WORK TO BE COMPLETED:
Write out all of the data exactly as it appears.
======== DATA LINES ========
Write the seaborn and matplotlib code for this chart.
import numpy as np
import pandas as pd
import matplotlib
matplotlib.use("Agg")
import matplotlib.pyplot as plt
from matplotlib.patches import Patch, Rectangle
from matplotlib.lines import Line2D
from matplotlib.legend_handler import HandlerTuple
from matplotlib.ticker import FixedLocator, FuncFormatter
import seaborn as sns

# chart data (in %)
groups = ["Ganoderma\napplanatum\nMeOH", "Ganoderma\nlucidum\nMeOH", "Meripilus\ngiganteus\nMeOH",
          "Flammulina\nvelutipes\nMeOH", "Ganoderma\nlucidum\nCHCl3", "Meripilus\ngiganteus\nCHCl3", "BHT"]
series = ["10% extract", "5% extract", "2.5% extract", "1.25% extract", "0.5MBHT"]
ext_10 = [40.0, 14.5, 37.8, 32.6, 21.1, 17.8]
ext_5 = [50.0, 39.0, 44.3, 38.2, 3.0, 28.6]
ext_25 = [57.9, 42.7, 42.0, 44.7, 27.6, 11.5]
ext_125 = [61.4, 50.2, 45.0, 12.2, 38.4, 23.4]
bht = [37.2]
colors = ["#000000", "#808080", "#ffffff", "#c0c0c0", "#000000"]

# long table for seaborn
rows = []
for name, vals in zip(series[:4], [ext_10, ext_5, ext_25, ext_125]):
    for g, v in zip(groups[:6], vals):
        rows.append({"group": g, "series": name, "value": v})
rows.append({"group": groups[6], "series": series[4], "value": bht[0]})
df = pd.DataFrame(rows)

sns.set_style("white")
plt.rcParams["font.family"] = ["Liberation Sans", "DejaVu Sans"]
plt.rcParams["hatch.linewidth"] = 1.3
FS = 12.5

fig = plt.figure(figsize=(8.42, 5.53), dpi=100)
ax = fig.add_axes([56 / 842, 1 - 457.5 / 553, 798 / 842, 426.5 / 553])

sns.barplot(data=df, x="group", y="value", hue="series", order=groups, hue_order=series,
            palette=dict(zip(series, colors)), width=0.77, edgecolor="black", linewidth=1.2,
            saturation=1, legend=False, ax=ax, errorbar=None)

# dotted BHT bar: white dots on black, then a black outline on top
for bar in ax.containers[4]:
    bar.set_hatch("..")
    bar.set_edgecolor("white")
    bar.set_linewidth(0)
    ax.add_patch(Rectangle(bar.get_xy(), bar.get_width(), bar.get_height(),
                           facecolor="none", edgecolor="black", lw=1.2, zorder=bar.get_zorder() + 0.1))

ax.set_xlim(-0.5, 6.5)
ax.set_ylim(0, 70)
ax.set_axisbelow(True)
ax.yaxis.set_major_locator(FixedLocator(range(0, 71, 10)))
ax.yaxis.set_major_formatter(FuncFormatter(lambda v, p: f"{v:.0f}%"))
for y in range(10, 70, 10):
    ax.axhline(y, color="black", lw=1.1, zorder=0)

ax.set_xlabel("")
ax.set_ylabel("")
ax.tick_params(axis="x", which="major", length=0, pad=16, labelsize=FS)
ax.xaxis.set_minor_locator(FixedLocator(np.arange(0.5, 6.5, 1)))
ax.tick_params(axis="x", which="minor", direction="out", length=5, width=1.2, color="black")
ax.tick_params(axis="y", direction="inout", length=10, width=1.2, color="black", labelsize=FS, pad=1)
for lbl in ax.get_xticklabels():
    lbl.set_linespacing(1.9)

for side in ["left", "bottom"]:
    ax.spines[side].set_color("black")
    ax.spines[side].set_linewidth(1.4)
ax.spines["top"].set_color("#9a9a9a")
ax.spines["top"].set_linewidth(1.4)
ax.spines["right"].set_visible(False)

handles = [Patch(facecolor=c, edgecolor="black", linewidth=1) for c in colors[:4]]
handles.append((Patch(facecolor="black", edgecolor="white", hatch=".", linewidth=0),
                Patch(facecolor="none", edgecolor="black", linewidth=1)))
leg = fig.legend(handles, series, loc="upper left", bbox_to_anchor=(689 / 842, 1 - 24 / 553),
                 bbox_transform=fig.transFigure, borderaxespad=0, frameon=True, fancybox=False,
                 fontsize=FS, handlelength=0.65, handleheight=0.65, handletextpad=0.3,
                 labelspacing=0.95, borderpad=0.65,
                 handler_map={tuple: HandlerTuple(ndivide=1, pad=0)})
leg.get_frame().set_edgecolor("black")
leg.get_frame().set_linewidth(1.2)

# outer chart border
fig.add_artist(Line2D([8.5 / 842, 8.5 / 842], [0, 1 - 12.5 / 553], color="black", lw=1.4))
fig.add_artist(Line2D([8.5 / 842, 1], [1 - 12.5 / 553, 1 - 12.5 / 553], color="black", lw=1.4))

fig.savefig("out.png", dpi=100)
========
FULL ANSWER:
Write the seaborn and matplotlib code for this chart.
import numpy as np
import pandas as pd
import matplotlib
matplotlib.use("Agg")
import matplotlib.pyplot as plt
from matplotlib.patches import Patch, Rectangle
from matplotlib.lines import Line2D
from matplotlib.legend_handler import HandlerTuple
from matplotlib.ticker import FixedLocator, FuncFormatter
import seaborn as sns

# chart data (in %)
groups = ["Ganoderma\napplanatum\nMeOH", "Ganoderma\nlucidum\nMeOH", "Meripilus\ngiganteus\nMeOH",
          "Flammulina\nvelutipes\nMeOH", "Ganoderma\nlucidum\nCHCl3", "Meripilus\ngiganteus\nCHCl3", "BHT"]
series = ["10% extract", "5% extract", "2.5% extract", "1.25% extract", "0.5MBHT"]
ext_10 = [40.0, 14.5, 37.8, 32.6, 21.1, 17.8]
ext_5 = [50.0, 39.0, 44.3, 38.2, 3.0, 28.6]
ext_25 = [57.9, 42.7, 42.0, 44.7, 27.6, 11.5]
ext_125 = [61.4, 50.2, 45.0, 12.2, 38.4, 23.4]
bht = [37.2]
colors = ["#000000", "#808080", "#ffffff", "#c0c0c0", "#000000"]

# long table for seaborn
rows = []
for name, vals in zip(series[:4], [ext_10, ext_5, ext_25, ext_125]):
    for g, v in zip(groups[:6], vals):
        rows.append({"group": g, "series": name, "value": v})
rows.append({"group": groups[6], "series": series[4], "value": bht[0]})
df = pd.DataFrame(rows)

sns.set_style("white")
plt.rcParams["font.family"] = ["Liberation Sans", "DejaVu Sans"]
plt.rcParams["hatch.linewidth"] = 1.3
FS = 12.5

fig = plt.figure(figsize=(8.42, 5.53), dpi=100)
ax = fig.add_axes([56 / 842, 1 - 457.5 / 553, 798 / 842, 426.5 / 553])

sns.barplot(data=df, x="group", y="value", hue="series", order=groups, hue_order=series,
            palette=dict(zip(series, colors)), width=0.77, edgecolor="black", linewidth=1.2,
            saturation=1, legend=False, ax=ax, errorbar=None)

# dotted BHT bar: white dots on black, then a black outline on top
for bar in ax.containers[4]:
    bar.set_hatch("..")
    bar.set_edgecolor("white")
    bar.set_linewidth(0)
    ax.add_patch(Rectangle(bar.get_xy(), bar.get_width(), bar.get_height(),
                           facecolor="none", edgecolor="black", lw=1.2, zorder=bar.get_zorder() + 0.1))

ax.set_xlim(-0.5, 6.5)
ax.set_ylim(0, 70)
ax.set_axisbelow(True)
ax.yaxis.set_major_locator(FixedLocator(range(0, 71, 10)))
ax.yaxis.set_major_formatter(FuncFormatter(lambda v, p: f"{v:.0f}%"))
for y in range(10, 70, 10):
    ax.axhline(y, color="black", lw=1.1, zorder=0)

ax.set_xlabel("")
ax.set_ylabel("")
ax.tick_params(axis="x", which="major", length=0, pad=16, labelsize=FS)
ax.xaxis.set_minor_locator(FixedLocator(np.arange(0.5, 6.5, 1)))
ax.tick_params(axis="x", which="minor", direction="out", length=5, width=1.2, color="black")
ax.tick_params(axis="y", direction="inout", length=10, width=1.2, color="black", labelsize=FS, pad=1)
for lbl in ax.get_xticklabels():
    lbl.set_linespacing(1.9)

for side in ["left", "bottom"]:
    ax.spines[side].set_color("black")
    ax.spines[side].set_linewidth(1.4)
ax.spines["top"].set_color("#9a9a9a")
ax.spines["top"].set_linewidth(1.4)
ax.spines["right"].set_visible(False)

handles = [Patch(facecolor=c, edgecolor="black", linewidth=1) for c in colors[:4]]
handles.append((Patch(facecolor="black", edgecolor="white", hatch=".", linewidth=0),
                Patch(facecolor="none", edgecolor="black", linewidth=1)))
leg = fig.legend(handles, series, loc="upper left", bbox_to_anchor=(689 / 842, 1 - 24 / 553),
                 bbox_transform=fig.transFigure, borderaxespad=0, frameon=True, fancybox=False,
                 fontsize=FS, handlelength=0.65, handleheight=0.65, handletextpad=0.3,
                 labelspacing=0.95, borderpad=0.65,
                 handler_map={tuple: HandlerTuple(ndivide=1, pad=0)})
leg.get_frame().set_edgecolor("black")
leg.get_frame().set_linewidth(1.2)

# outer chart border
fig.add_artist(Line2D([8.5 / 842, 8.5 / 842], [0, 1 - 12.5 / 553], color="black", lw=1.4))
fig.add_artist(Line2D([8.5 / 842, 1], [1 - 12.5 / 553, 1 - 12.5 / 553], color="black", lw=1.4))

fig.savefig("out.png", dpi=100)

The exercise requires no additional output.